En las playas de Tel Aviv, los culturistas sudorosos y la gente que hace pádel surf prosiguen con su ritual mientras el ruido lejano de las detonaciones llega a la orilla como un mensaje en una botella, la sordina de las noticias sobre lo que ocurre en Gaza, que los bañistas prefieren ignorar. Al fin y al cabo, aquí no podemos oír los gritos ni los llantos; y esas explosiones lejanas producen un sonido al que resulta que el oído humano se acostumbra con facilidad. Después de dos años, uno se habitúa a todo. Especialmente cuando cada día es igual al anterior y de noche nos desvelamos contando los rehenes vivos, los gazatíes muertos y los discursos llenos de odio y miedo de un líder acosado en cuyas palabras ya no cree nadie. Hoy promete que los israelíes vivirán en una Esparta en guerra permanente y no hace falta ser profeta para saber que mañana servirá el mismo plato de veneno y terror —sazonado con la sal y el amargor del sudor y la sangre— y el victimismo de nación perseguida que se ha convertido en la reacción invariable de Israel ante cualquier crítica.

Todavía recuerdo el día —dentro de unos días hará dos años— en el que estuve en un parque de un pintoresco pueblo, sentado en estado de shock, en medio de supervivientes de los ataques del 7 de octubre contra las comunidades de la frontera de Israel con Gaza, que estaban tratando a duras penas de sobreponerse a la pérdida de todo lo que tenían una semana antes y que había desaparecido en un instante. Hablé con una niña cuyo padre había muerto asesinado. Sus ojos eran un pozo profundo, oscuro e insondable, y recuerdo que los míos, que solo querían mirar, cayeron en él. También recuerdo que le prometí, en el tono más convincente que pude, que, al cabo de un año o incluso menos, la niebla negra que la rodeaba se disiparía. Que seguiría sintiendo dolor y miedo, pero solo como un recuerdo, una cicatriz que iría cerrándose poco a poco. No era más que una niña que acababa de quedarse huérfana. Una superviviente. Y vi en sus ojos que me creía. Eso fue hace mucho tiempo: han pasado dos años. En aquel entonces, yo mismo me creía mis palabras.

Escribo este artículo casi dos semanas antes del 7 de octubre.

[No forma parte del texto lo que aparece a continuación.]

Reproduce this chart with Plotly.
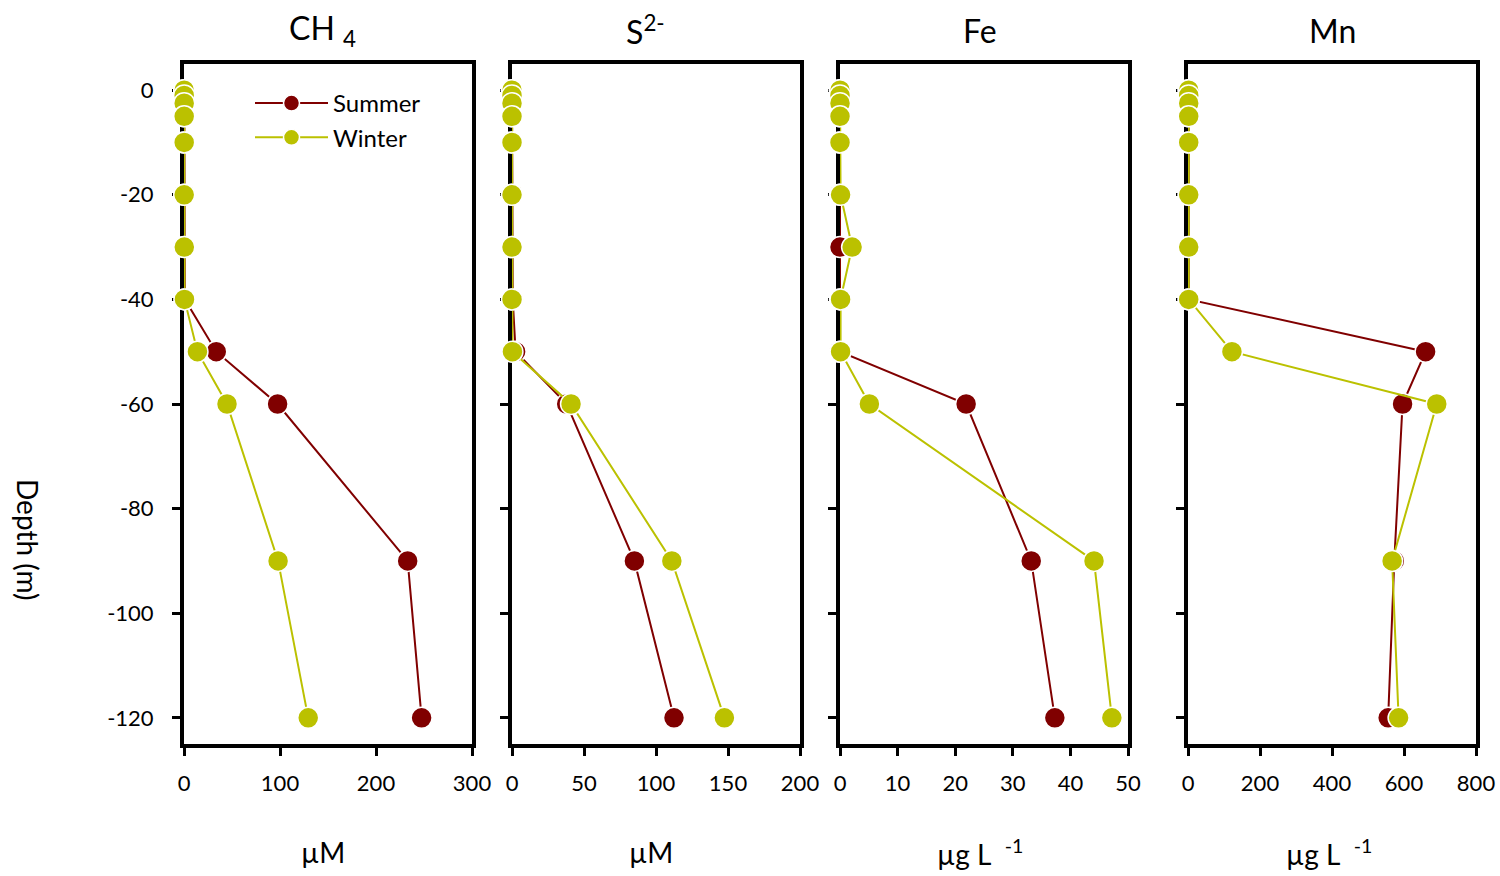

Podría haber esperado, pero confío en que, para cuando se publique, ya sea irrelevante. No es un temor, sino un deseo. En mi fantasía, recibo un incómodo correo electrónico del responsable de Opinión del periódico en el que me explica que los recientes acontecimientos políticos y militares han dejado obsoleta mi columna: ahora que se ha firmado un alto el fuego y tanto los rehenes israelíes como los habitantes de Gaza están regresando a casa, mis desesperados lamentos y quejas son innecesarios.

Así que aquí estamos, unos días antes, y Donald Trump, autoproclamado candidato al Premio Nobel de la Paz, ha anunciado su “plan de paz de 20 puntos” para acabar con la guerra, devolver a los rehenes y encontrar una solución política al conflicto. La Bolsa israelí se ha disparado, como si el plan ya se hubiera llevado a la práctica y con éxito, pero yo sigo aferrándome a mi artículo original. Quizá porque este no es el primer plan de Trump que veo —¿quién puede olvidar la “Riviera de Gaza”?—, o porque la mayoría de los 20 puntos son de una vaguedad extrema, sin calendario ni mecanismo de aplicación. Por ejemplo, ¿Hamás depondrá las armas o las entregará? Y, en ese caso, ¿cuándo? Cada “punto” suscita más preguntas y temas de negociación, así que no parece que la rutina letal de la guerra vaya a terminar pronto. Mientras seguimos con ansiedad cada nuevo titular, los rehenes israelíes encerrados bajo tierra y los habitantes de Gaza entre los escombros de la superficie tendrán otro día más de sufrimiento y muerte constantes, sin que se vislumbre aún el final.